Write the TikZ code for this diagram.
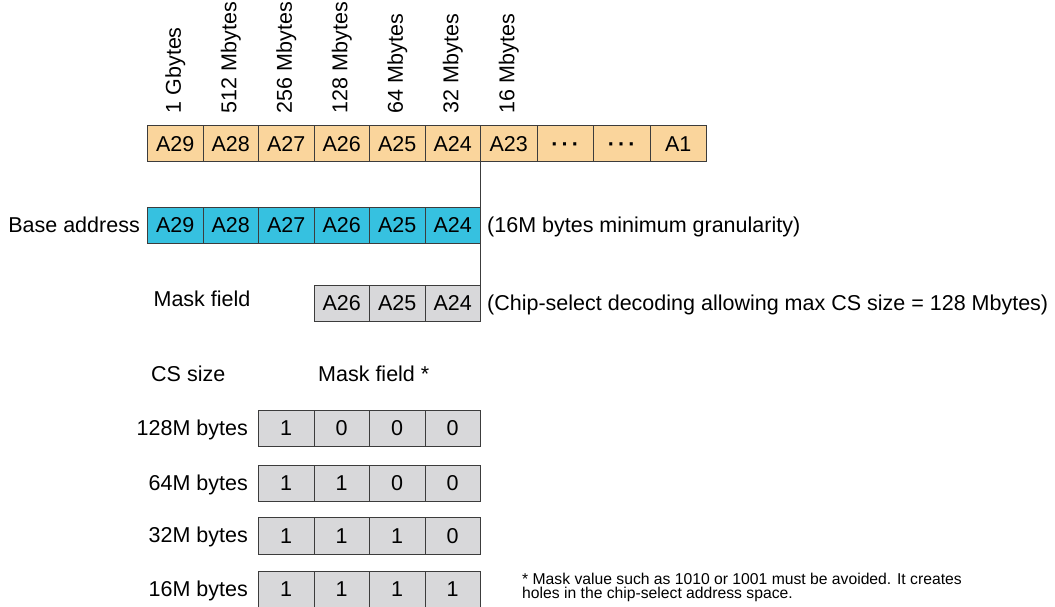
\documentclass[tikz,border=0pt]{standalone}
\usepackage{fontspec}
\setmainfont{Liberation Sans}
\definecolor{org}{HTML}{FAD59C}
\definecolor{blu}{HTML}{36C1E0}
\definecolor{gry}{HTML}{D8D8DA}
\definecolor{edge}{HTML}{3C3C3C}
\begin{document}
\begin{tikzpicture}[x=1pt,y=-1pt,
  every node/.style={font=\fontsize{21.5}{24}\selectfont, inner sep=0pt, text=black},
  cell/.style={draw=edge, line width=0.9pt, minimum height=36.5pt, minimum width=55.5pt,
    text height=15.4pt, text depth=0pt, anchor=north west},
  wcell/.style={cell, minimum width=56.5pt},
  lbl/.style={text height=15.4pt, text depth=0pt},
  toplbl/.style={rotate=90, anchor=base west},
  link/.style={draw=edge, line width=1pt}]
\useasboundingbox (0,0) rectangle (1055,607);

% top address row
\foreach \t [count=\i from 0] in {A29,A28,A27,A26,A25,A24}
  \node[cell, fill=org] (t\i) at (147+55.5*\i,125) {\t};
\node[wcell, fill=org] (t6) at (480,125) {A23};
\node[wcell, fill=org] (t7) at (536.5,125) {\textbf{·\kern3pt·\kern3pt·}};
\node[wcell, fill=org] (t8) at (593,125) {\textbf{·\kern3pt·\kern3pt·}};
\node[wcell, fill=org] (t9) at (649.5,125) {A1};

% size labels
\foreach \t [count=\i from 0] in {1 Gbytes,512 Mbytes,256 Mbytes,128 Mbytes,64 Mbytes,32 Mbytes}
  \node[toplbl] (l\i) at (147+55.5*\i+27.75+6,113.5) {\t};
\node[toplbl] (l6) at (508.25+6,113.5) {16 Mbytes};

% base address row
\foreach \t [count=\i from 0] in {A29,A28,A27,A26,A25,A24}
  \node[cell, fill=blu] (b\i) at (147+55.5*\i,206.5) {\t};
\node[lbl, anchor=east] (blab) at (140,224.75) {Base address};
\node[lbl, anchor=west] (bnote) at (487,224.75) {(16M bytes minimum granularity)};

% mask field row
\foreach \t [count=\i from 0] in {A26,A25,A24}
  \node[cell, fill=gry] (m\i) at (313.5+55.5*\i,284.5) {\t};
\node[lbl] (mlab) at (202,299) {Mask field};
\node[lbl, anchor=west] (mnote) at (487,302.75) {(Chip-select decoding allowing max CS size = 128 Mbytes)};

% connector line
\draw[link] (t5.south east) -- (m2.south east);

% table
\node[lbl, anchor=west] (cshead) at (151,374) {CS size};
\node[lbl, anchor=west] (mfhead) at (318,374) {Mask field *};

\foreach \y/\lab/\a/\b/\c/\d [count=\r] in
  {409.5/128M bytes/1/0/0/0, 464.5/64M bytes/1/1/0/0, 517/32M bytes/1/1/1/0, 570.5/16M bytes/1/1/1/1}{
  \node[lbl, anchor=east] (s\r) at (248,\y+18.25) {\lab};
  \node[cell, fill=gry] (r\r c1) at (258,\y) {\a};
  \node[cell, fill=gry] (r\r c2) at (313.5,\y) {\b};
  \node[cell, fill=gry] (r\r c3) at (369,\y) {\c};
  \node[cell, fill=gry] (r\r c4) at (424.5,\y) {\d};
}

% footnote
\node[anchor=north west, align=left, font=\fontsize{15.7}{14.6}\selectfont] (fn) at (522,572.5)
  {* Mask value such as 1010 or 1001 must be avoided. It creates\\holes in the chip-select address space.};
\end{tikzpicture}
\end{document}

* [Exercise]
Write out each line again precisely as it appears, skipping every picture.

* [Correct output]
Write the TikZ code for this diagram.
\documentclass[tikz,border=0pt]{standalone}
\usepackage{fontspec}
\setmainfont{Liberation Sans}
\definecolor{org}{HTML}{FAD59C}
\definecolor{blu}{HTML}{36C1E0}
\definecolor{gry}{HTML}{D8D8DA}
\definecolor{edge}{HTML}{3C3C3C}
\begin{document}
\begin{tikzpicture}[x=1pt,y=-1pt,
  every node/.style={font=\fontsize{21.5}{24}\selectfont, inner sep=0pt, text=black},
  cell/.style={draw=edge, line width=0.9pt, minimum height=36.5pt, minimum width=55.5pt,
    text height=15.4pt, text depth=0pt, anchor=north west},
  wcell/.style={cell, minimum width=56.5pt},
  lbl/.style={text height=15.4pt, text depth=0pt},
  toplbl/.style={rotate=90, anchor=base west},
  link/.style={draw=edge, line width=1pt}]
\useasboundingbox (0,0) rectangle (1055,607);

% top address row
\foreach \t [count=\i from 0] in {A29,A28,A27,A26,A25,A24}
  \node[cell, fill=org] (t\i) at (147+55.5*\i,125) {\t};
\node[wcell, fill=org] (t6) at (480,125) {A23};
\node[wcell, fill=org] (t7) at (536.5,125) {\textbf{·\kern3pt·\kern3pt·}};
\node[wcell, fill=org] (t8) at (593,125) {\textbf{·\kern3pt·\kern3pt·}};
\node[wcell, fill=org] (t9) at (649.5,125) {A1};

% size labels
\foreach \t [count=\i from 0] in {1 Gbytes,512 Mbytes,256 Mbytes,128 Mbytes,64 Mbytes,32 Mbytes}
  \node[toplbl] (l\i) at (147+55.5*\i+27.75+6,113.5) {\t};
\node[toplbl] (l6) at (508.25+6,113.5) {16 Mbytes};

% base address row
\foreach \t [count=\i from 0] in {A29,A28,A27,A26,A25,A24}
  \node[cell, fill=blu] (b\i) at (147+55.5*\i,206.5) {\t};
\node[lbl, anchor=east] (blab) at (140,224.75) {Base address};
\node[lbl, anchor=west] (bnote) at (487,224.75) {(16M bytes minimum granularity)};

% mask field row
\foreach \t [count=\i from 0] in {A26,A25,A24}
  \node[cell, fill=gry] (m\i) at (313.5+55.5*\i,284.5) {\t};
\node[lbl] (mlab) at (202,299) {Mask field};
\node[lbl, anchor=west] (mnote) at (487,302.75) {(Chip-select decoding allowing max CS size = 128 Mbytes)};

% connector line
\draw[link] (t5.south east) -- (m2.south east);

% table
\node[lbl, anchor=west] (cshead) at (151,374) {CS size};
\node[lbl, anchor=west] (mfhead) at (318,374) {Mask field *};

\foreach \y/\lab/\a/\b/\c/\d [count=\r] in
  {409.5/128M bytes/1/0/0/0, 464.5/64M bytes/1/1/0/0, 517/32M bytes/1/1/1/0, 570.5/16M bytes/1/1/1/1}{
  \node[lbl, anchor=east] (s\r) at (248,\y+18.25) {\lab};
  \node[cell, fill=gry] (r\r c1) at (258,\y) {\a};
  \node[cell, fill=gry] (r\r c2) at (313.5,\y) {\b};
  \node[cell, fill=gry] (r\r c3) at (369,\y) {\c};
  \node[cell, fill=gry] (r\r c4) at (424.5,\y) {\d};
}

% footnote
\node[anchor=north west, align=left, font=\fontsize{15.7}{14.6}\selectfont] (fn) at (522,572.5)
  {* Mask value such as 1010 or 1001 must be avoided. It creates\\holes in the chip-select address space.};
\end{tikzpicture}
\end{document}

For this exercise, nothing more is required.